YOUR TASK: Repeat every line below exactly as it reads.

┌─ DATASET EXTRACT

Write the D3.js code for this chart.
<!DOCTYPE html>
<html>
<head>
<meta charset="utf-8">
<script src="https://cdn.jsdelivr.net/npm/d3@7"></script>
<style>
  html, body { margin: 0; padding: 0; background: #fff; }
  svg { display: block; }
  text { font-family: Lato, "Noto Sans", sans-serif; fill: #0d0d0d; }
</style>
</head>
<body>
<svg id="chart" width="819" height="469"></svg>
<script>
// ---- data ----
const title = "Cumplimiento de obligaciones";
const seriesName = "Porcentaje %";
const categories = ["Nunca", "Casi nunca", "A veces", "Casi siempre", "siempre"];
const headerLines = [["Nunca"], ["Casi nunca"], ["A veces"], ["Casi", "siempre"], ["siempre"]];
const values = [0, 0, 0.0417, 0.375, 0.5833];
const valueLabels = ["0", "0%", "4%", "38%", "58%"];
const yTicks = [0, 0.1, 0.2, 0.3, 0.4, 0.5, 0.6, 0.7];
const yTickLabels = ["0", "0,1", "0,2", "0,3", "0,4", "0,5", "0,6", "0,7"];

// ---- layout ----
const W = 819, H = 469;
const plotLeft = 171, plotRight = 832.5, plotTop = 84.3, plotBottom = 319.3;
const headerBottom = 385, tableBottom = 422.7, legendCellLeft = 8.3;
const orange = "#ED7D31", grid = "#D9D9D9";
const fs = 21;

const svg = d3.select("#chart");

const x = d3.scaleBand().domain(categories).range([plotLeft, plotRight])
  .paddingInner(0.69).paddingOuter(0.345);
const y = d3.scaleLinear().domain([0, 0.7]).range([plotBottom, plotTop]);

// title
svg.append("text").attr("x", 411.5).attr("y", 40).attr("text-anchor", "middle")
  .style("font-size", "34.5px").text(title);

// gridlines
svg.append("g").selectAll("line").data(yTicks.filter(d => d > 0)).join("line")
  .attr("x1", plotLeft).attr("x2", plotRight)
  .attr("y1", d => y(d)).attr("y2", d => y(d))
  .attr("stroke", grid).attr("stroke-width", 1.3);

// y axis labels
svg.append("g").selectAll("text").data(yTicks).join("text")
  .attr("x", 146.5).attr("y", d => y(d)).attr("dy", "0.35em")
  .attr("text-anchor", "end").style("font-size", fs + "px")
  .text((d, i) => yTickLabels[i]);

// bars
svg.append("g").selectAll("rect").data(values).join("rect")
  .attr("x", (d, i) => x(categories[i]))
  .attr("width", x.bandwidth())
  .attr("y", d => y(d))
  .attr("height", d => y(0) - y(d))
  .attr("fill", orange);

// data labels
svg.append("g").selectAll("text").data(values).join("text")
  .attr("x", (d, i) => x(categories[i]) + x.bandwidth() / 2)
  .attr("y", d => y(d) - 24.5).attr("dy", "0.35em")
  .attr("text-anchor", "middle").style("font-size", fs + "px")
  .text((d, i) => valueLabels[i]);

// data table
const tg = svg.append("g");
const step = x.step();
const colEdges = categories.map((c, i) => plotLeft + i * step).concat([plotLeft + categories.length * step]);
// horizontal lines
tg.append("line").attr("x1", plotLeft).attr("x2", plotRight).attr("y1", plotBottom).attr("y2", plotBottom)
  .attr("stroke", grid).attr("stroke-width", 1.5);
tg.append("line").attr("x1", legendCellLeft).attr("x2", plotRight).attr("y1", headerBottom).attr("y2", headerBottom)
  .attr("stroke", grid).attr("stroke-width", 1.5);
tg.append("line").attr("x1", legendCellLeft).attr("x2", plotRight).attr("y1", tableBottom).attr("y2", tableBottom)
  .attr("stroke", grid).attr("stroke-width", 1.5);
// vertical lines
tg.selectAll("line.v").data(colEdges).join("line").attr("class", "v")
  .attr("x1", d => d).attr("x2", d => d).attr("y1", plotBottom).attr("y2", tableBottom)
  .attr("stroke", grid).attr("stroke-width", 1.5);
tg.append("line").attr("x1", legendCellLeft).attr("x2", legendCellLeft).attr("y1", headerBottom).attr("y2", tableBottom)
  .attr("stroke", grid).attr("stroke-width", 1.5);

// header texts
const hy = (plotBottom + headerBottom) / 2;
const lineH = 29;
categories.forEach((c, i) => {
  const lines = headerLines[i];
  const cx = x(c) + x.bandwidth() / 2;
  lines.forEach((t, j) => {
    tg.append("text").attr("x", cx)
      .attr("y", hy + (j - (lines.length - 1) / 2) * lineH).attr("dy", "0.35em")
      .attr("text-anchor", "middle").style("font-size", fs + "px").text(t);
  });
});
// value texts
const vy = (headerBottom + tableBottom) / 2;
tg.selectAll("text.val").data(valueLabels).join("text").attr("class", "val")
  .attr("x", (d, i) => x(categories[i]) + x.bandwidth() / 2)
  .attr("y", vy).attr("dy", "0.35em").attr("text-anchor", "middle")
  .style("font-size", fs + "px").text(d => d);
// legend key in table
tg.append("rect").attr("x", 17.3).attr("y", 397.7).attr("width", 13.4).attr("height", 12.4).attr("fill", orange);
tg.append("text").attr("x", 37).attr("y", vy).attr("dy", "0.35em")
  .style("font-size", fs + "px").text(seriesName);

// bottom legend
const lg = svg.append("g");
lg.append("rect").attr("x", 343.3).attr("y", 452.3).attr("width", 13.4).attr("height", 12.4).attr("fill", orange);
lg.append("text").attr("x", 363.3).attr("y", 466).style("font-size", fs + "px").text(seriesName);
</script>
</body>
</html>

└─

RESULT OF THE TASK:
Write the D3.js code for this chart.
<!DOCTYPE html>
<html>
<head>
<meta charset="utf-8">
<script src="https://cdn.jsdelivr.net/npm/d3@7"></script>
<style>
  html, body { margin: 0; padding: 0; background: #fff; }
  svg { display: block; }
  text { font-family: Lato, "Noto Sans", sans-serif; fill: #0d0d0d; }
</style>
</head>
<body>
<svg id="chart" width="819" height="469"></svg>
<script>
// ---- data ----
const title = "Cumplimiento de obligaciones";
const seriesName = "Porcentaje %";
const categories = ["Nunca", "Casi nunca", "A veces", "Casi siempre", "siempre"];
const headerLines = [["Nunca"], ["Casi nunca"], ["A veces"], ["Casi", "siempre"], ["siempre"]];
const values = [0, 0, 0.0417, 0.375, 0.5833];
const valueLabels = ["0", "0%", "4%", "38%", "58%"];
const yTicks = [0, 0.1, 0.2, 0.3, 0.4, 0.5, 0.6, 0.7];
const yTickLabels = ["0", "0,1", "0,2", "0,3", "0,4", "0,5", "0,6", "0,7"];

// ---- layout ----
const W = 819, H = 469;
const plotLeft = 171, plotRight = 832.5, plotTop = 84.3, plotBottom = 319.3;
const headerBottom = 385, tableBottom = 422.7, legendCellLeft = 8.3;
const orange = "#ED7D31", grid = "#D9D9D9";
const fs = 21;

const svg = d3.select("#chart");

const x = d3.scaleBand().domain(categories).range([plotLeft, plotRight])
  .paddingInner(0.69).paddingOuter(0.345);
const y = d3.scaleLinear().domain([0, 0.7]).range([plotBottom, plotTop]);

// title
svg.append("text").attr("x", 411.5).attr("y", 40).attr("text-anchor", "middle")
  .style("font-size", "34.5px").text(title);

// gridlines
svg.append("g").selectAll("line").data(yTicks.filter(d => d > 0)).join("line")
  .attr("x1", plotLeft).attr("x2", plotRight)
  .attr("y1", d => y(d)).attr("y2", d => y(d))
  .attr("stroke", grid).attr("stroke-width", 1.3);

// y axis labels
svg.append("g").selectAll("text").data(yTicks).join("text")
  .attr("x", 146.5).attr("y", d => y(d)).attr("dy", "0.35em")
  .attr("text-anchor", "end").style("font-size", fs + "px")
  .text((d, i) => yTickLabels[i]);

// bars
svg.append("g").selectAll("rect").data(values).join("rect")
  .attr("x", (d, i) => x(categories[i]))
  .attr("width", x.bandwidth())
  .attr("y", d => y(d))
  .attr("height", d => y(0) - y(d))
  .attr("fill", orange);

// data labels
svg.append("g").selectAll("text").data(values).join("text")
  .attr("x", (d, i) => x(categories[i]) + x.bandwidth() / 2)
  .attr("y", d => y(d) - 24.5).attr("dy", "0.35em")
  .attr("text-anchor", "middle").style("font-size", fs + "px")
  .text((d, i) => valueLabels[i]);

// data table
const tg = svg.append("g");
const step = x.step();
const colEdges = categories.map((c, i) => plotLeft + i * step).concat([plotLeft + categories.length * step]);
// horizontal lines
tg.append("line").attr("x1", plotLeft).attr("x2", plotRight).attr("y1", plotBottom).attr("y2", plotBottom)
  .attr("stroke", grid).attr("stroke-width", 1.5);
tg.append("line").attr("x1", legendCellLeft).attr("x2", plotRight).attr("y1", headerBottom).attr("y2", headerBottom)
  .attr("stroke", grid).attr("stroke-width", 1.5);
tg.append("line").attr("x1", legendCellLeft).attr("x2", plotRight).attr("y1", tableBottom).attr("y2", tableBottom)
  .attr("stroke", grid).attr("stroke-width", 1.5);
// vertical lines
tg.selectAll("line.v").data(colEdges).join("line").attr("class", "v")
  .attr("x1", d => d).attr("x2", d => d).attr("y1", plotBottom).attr("y2", tableBottom)
  .attr("stroke", grid).attr("stroke-width", 1.5);
tg.append("line").attr("x1", legendCellLeft).attr("x2", legendCellLeft).attr("y1", headerBottom).attr("y2", tableBottom)
  .attr("stroke", grid).attr("stroke-width", 1.5);

// header texts
const hy = (plotBottom + headerBottom) / 2;
const lineH = 29;
categories.forEach((c, i) => {
  const lines = headerLines[i];
  const cx = x(c) + x.bandwidth() / 2;
  lines.forEach((t, j) => {
    tg.append("text").attr("x", cx)
      .attr("y", hy + (j - (lines.length - 1) / 2) * lineH).attr("dy", "0.35em")
      .attr("text-anchor", "middle").style("font-size", fs + "px").text(t);
  });
});
// value texts
const vy = (headerBottom + tableBottom) / 2;
tg.selectAll("text.val").data(valueLabels).join("text").attr("class", "val")
  .attr("x", (d, i) => x(categories[i]) + x.bandwidth() / 2)
  .attr("y", vy).attr("dy", "0.35em").attr("text-anchor", "middle")
  .style("font-size", fs + "px").text(d => d);
// legend key in table
tg.append("rect").attr("x", 17.3).attr("y", 397.7).attr("width", 13.4).attr("height", 12.4).attr("fill", orange);
tg.append("text").attr("x", 37).attr("y", vy).attr("dy", "0.35em")
  .style("font-size", fs + "px").text(seriesName);

// bottom legend
const lg = svg.append("g");
lg.append("rect").attr("x", 343.3).attr("y", 452.3).attr("width", 13.4).attr("height", 12.4).attr("fill", orange);
lg.append("text").attr("x", 363.3).attr("y", 466).style("font-size", fs + "px").text(seriesName);
</script>
</body>
</html>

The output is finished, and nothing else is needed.